I was very lucky to be born disabled in 1966, just as the disability rights movement was gaining strength worldwide—I was born into an era of disability activists agitating for recognition that we are human beings like any other, and that we should be treated with respect and dignity.
This is a political claim, but it’s also a theological one that has resonance with the fundamental precepts of most religions. As a Quaker, for example, I am taught to look for “that of God in every one,” in the words of George Fox, the founder of the Quaker movement.
In most cultural contexts and for many centuries, disabled people have struggled for inclusion and survival. Throughout history, many disabled children have died or been left to die. Although a few disabled adults achieved prominence in previous eras—including a blind Syrian poet, a dwarf civil servant from ancient Egypt, and a naval hero with multiple impairments—the majority have found it extremely hard to stay alive.
Over the ages, religion has been a mixed blessing to people with disabilities. The ethos of charity—understood as dana in Buddhism and Hinduism, tzedakah in Judaism, and zakat in Islam—has enabled some disabled people to find support and comfort. But traditional scriptures also describe impairment in terms of uncleanliness (Leviticus 21:16–23) or view problems in terms of possession by devils (Matthew 12:22 and Mark 5:2–20). Some scriptures also imply that a person is disabled as a punishment for their own sin or that of their parents (Exodus 20:5 and Matthew 9:2).
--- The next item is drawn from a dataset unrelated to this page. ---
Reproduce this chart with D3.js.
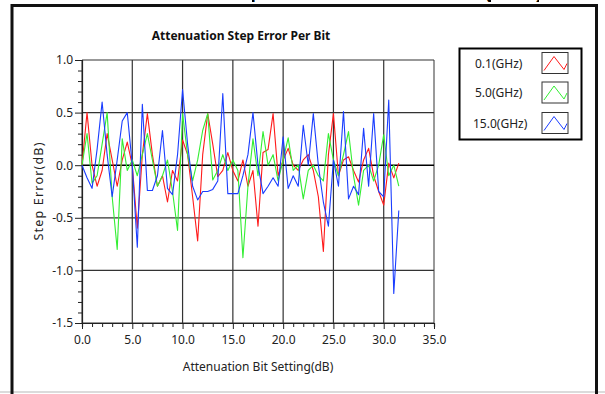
<!DOCTYPE html>
<html><head><meta charset="utf-8">
<script src="https://cdn.jsdelivr.net/npm/d3@7"></script>
<style>
html,body{margin:0;padding:0;background:#fff;}
svg{display:block;}
text{font-family:"Noto Sans","Liberation Sans",sans-serif;}
</style></head>
<body>
<svg id="chart" width="605" height="394"></svg>
<script>
const bits = [0,0.5,1,1.5,2,2.5,3,3.5,4,4.5,5,5.5,6,6.5,7,7.5,8,8.5,9,9.5,10,10.5,11,11.5,12,12.5,13,13.5,14,14.5,15,15.5,16,16.5,17,17.5,18,18.5,19,19.5,20,20.5,21,21.5,22,22.5,23,23.5,24,24.5,25,25.5,26,26.5,27,27.5,28,28.5,29,29.5,30,30.5,31,31.5];
const err01 = [0,0.5,0.0,-0.2,-0.05,0.3,0.05,-0.2,0.05,0.22,0.0,-0.6,0.1,0.49,0.1,-0.2,-0.1,-0.35,-0.05,-0.15,0.24,0.1,-0.3,-0.72,0.1,0.49,0.2,-0.11,-0.05,0.12,-0.05,-0.15,0.05,-0.2,-0.05,-0.58,0.12,0.15,0.49,-0.1,0.05,0.16,0.0,-0.05,0.05,0.1,-0.05,-0.3,-0.82,0.1,0.49,-0.1,0.05,0.08,-0.05,-0.16,0.05,0.16,-0.1,-0.25,-0.38,0.02,-0.12,0.02];
const err50 = [0,0.3,-0.17,-0.1,0.2,0.5,-0.3,-0.8,0.25,-0.05,0.05,-0.1,0.1,0.3,0.05,-0.2,-0.1,0.05,-0.25,-0.62,0.49,0.1,-0.15,0.05,0.33,0.49,-0.14,-0.05,0.1,-0.05,0.05,-0.05,-0.88,-0.2,0.25,-0.1,0.32,0.0,0.1,-0.15,0.05,0.26,-0.05,0.0,-0.32,-0.05,0.0,-0.1,-0.15,0.3,0.05,-0.1,0.1,0.32,-0.1,-0.38,-0.05,0.0,-0.15,0.0,0.29,-0.1,0.0,-0.2];
const err150 = [0,-0.12,-0.22,0.15,0.6,0.1,-0.3,0.05,0.42,0.5,0.0,-0.78,0.58,-0.24,-0.24,-0.1,0.33,-0.22,-0.28,0.1,0.72,0.2,-0.2,-0.33,-0.25,-0.25,-0.23,-0.15,0.68,-0.27,-0.27,-0.27,-0.1,0.1,0.5,0.0,-0.27,-0.2,-0.12,-0.2,0.27,-0.22,-0.1,-0.2,0.38,0.0,0.49,0.0,-0.35,-0.58,0.05,-0.2,0.51,-0.32,-0.2,-0.28,0.35,-0.2,0.49,-0.25,-0.3,0.62,-1.22,-0.43];
const seriesNames = ["0.1(GHz)","5.0(GHz)","15.0(GHz)"];
const seriesColors = ["#ff1a1a","#33ee33","#1a3dff"];
const xTicks = [0,5,10,15,20,25,30,35];
const yTicks = [1.0,0.5,0.0,-0.5,-1.0,-1.5];
const chartTitle = "Attenuation Step Error Per Bit";
const cutTitle = "Attenuation Step Error Per Bit (dB)";
const xLabel = "Attenuation Bit Setting(dB)";
const yLabel = "Step Error(dB)";

const fmt = d => d3.format(".1f")(d).replace("\u2212","-");

const svg = d3.select("#chart");
svg.append("rect").attr("width",605).attr("height",394).attr("fill","#fff");

// cut-off big title above the frame: only tiny descender tips show, as in the reference
const cp = svg.append("defs").append("clipPath").attr("id","topclip");
[[252,10],[483,8],[531,8]].forEach(([cx,w])=>{
  cp.append("rect").attr("x",cx).attr("y",-40).attr("width",w).attr("height",42.5);
});
svg.append("text").attr("clip-path","url(#topclip)")
  .attr("x",8).attr("y",-4.5).attr("text-anchor","start")
  .attr("font-size",29).attr("font-weight","bold").attr("letter-spacing","1.75px").attr("fill","#000")
  .style("font-family","'Liberation Sans',sans-serif").text(cutTitle);

// outer frame
svg.append("line").attr("x1",0).attr("x2",605).attr("y1",392).attr("y2",392).attr("stroke","#cfcfcf").attr("stroke-width",1.5);
svg.append("path").attr("d","M12,400V5.5H596.5V400").attr("fill","none").attr("stroke","#111").attr("stroke-width",3);

const x = d3.scaleLinear().domain([0,35]).range([82,434]);
const y = d3.scaleLinear().domain([-1.5,1]).range([323,60]);

// grid
const g = svg.append("g");
g.selectAll(".vg").data(xTicks).join("line")
  .attr("x1",d=>x(d)).attr("x2",d=>x(d)).attr("y1",y(1)).attr("y2",y(-1.5))
  .attr("stroke",d=>(d===0||d===35)?"#555":"#333").attr("stroke-width",1.2);
g.selectAll(".hg").data(yTicks).join("line")
  .attr("x1",x(0)).attr("x2",x(35)).attr("y1",d=>y(d)).attr("y2",d=>y(d))
  .attr("stroke",d=>d===0?"#000":"#333").attr("stroke-width",d=>d===0?1.5:1.2);

// axes
const xAxis = d3.axisBottom(x).tickValues(d3.range(0,35.01,1)).tickSize(4).tickFormat(d=> xTicks.includes(d)? fmt(d):"");
const ax = svg.append("g").attr("transform",`translate(0,${y(-1.5)})`).call(xAxis);
ax.select(".domain").attr("stroke","#222").attr("stroke-width",1.2);
ax.selectAll(".tick line").attr("stroke","#222").attr("y2",d=>xTicks.includes(d)?6:4);
ax.selectAll(".tick text").attr("font-size",12).attr("fill","#222").attr("y",10).attr("dy","0.95em")
  .style("font-family","'Noto Sans',sans-serif");

const yAxis = d3.axisLeft(y).tickValues(d3.range(-15,10.5,1).map(v=>v/10)).tickSize(4)
  .tickFormat(d=> yTicks.some(t=>Math.abs(t-d)<1e-9)? fmt(d):"");
const ay = svg.append("g").attr("transform",`translate(${x(0)},0)`).call(yAxis);
ay.select(".domain").attr("stroke","#222").attr("stroke-width",1.2);
ay.selectAll(".tick line").attr("stroke","#222").attr("x2",d=>yTicks.some(t=>Math.abs(t-d)<1e-9)?-7:-4);
ay.selectAll(".tick text").attr("font-size",12).attr("fill","#222").attr("x",-9)
  .style("font-family","'Noto Sans',sans-serif");

// series
const line = d3.line().x((d,i)=>x(bits[i])).y(d=>y(d));
[err01,err50,err150].forEach((s,k)=>{
  svg.append("path").datum(s).attr("d",line).attr("fill","none")
    .attr("stroke",seriesColors[k]).attr("stroke-width",1.1).attr("stroke-linejoin","round");
});

// titles
svg.append("text").attr("x",241).attr("y",40).attr("text-anchor","middle")
  .attr("font-size",12).attr("font-weight","bold").attr("fill","#111").text(chartTitle);
svg.append("text").attr("x",258).attr("y",371).attr("text-anchor","middle")
  .attr("font-size",12).attr("fill","#222").text(xLabel);
svg.append("text").attr("transform","translate(43,191) rotate(-90)").attr("text-anchor","middle")
  .attr("font-size",12.5).attr("letter-spacing","1.2px").attr("fill","#222").text(yLabel);

// legend
const lg = svg.append("g");
lg.append("rect").attr("x",459.5).attr("y",48.5).attr("width",122).attr("height",91)
  .attr("fill","#fff").attr("stroke","#000").attr("stroke-width",2);
const rowY = [63.5,93,123.5];
seriesNames.forEach((n,k)=>{
  lg.append("text").attr("x",k===2?473:475).attr("y",rowY[k]).attr("dy","0.35em")
    .attr("font-size",12).attr("fill","#222").text(n);
  const bx=542, by=rowY[k]-11;
  lg.append("rect").attr("x",bx).attr("y",by).attr("width",26).attr("height",21)
    .attr("fill","#fff").attr("stroke","#333").attr("stroke-width",1);
  lg.append("path").attr("d",`M${bx+2},${by+18}L${bx+12},${by+4}L${bx+22},${by+17}L${bx+25},${by+11}`)
    .attr("fill","none").attr("stroke",seriesColors[k]).attr("stroke-width",1);
});
</script>
</body></html>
In the current moment, there exists much potential for religious communities to ally with the disability rights movement in creating accessible spaces of worship, new theological approaches to disability, and a new religious approach to disability justice.
The Social Model of Disability
Disabled people have organized powerfully within the last half-century to challenge our social oppression and cultural exclusion. As a group we have demanded the right to speak on our own behalf. We have rejected the idea of charity and pity.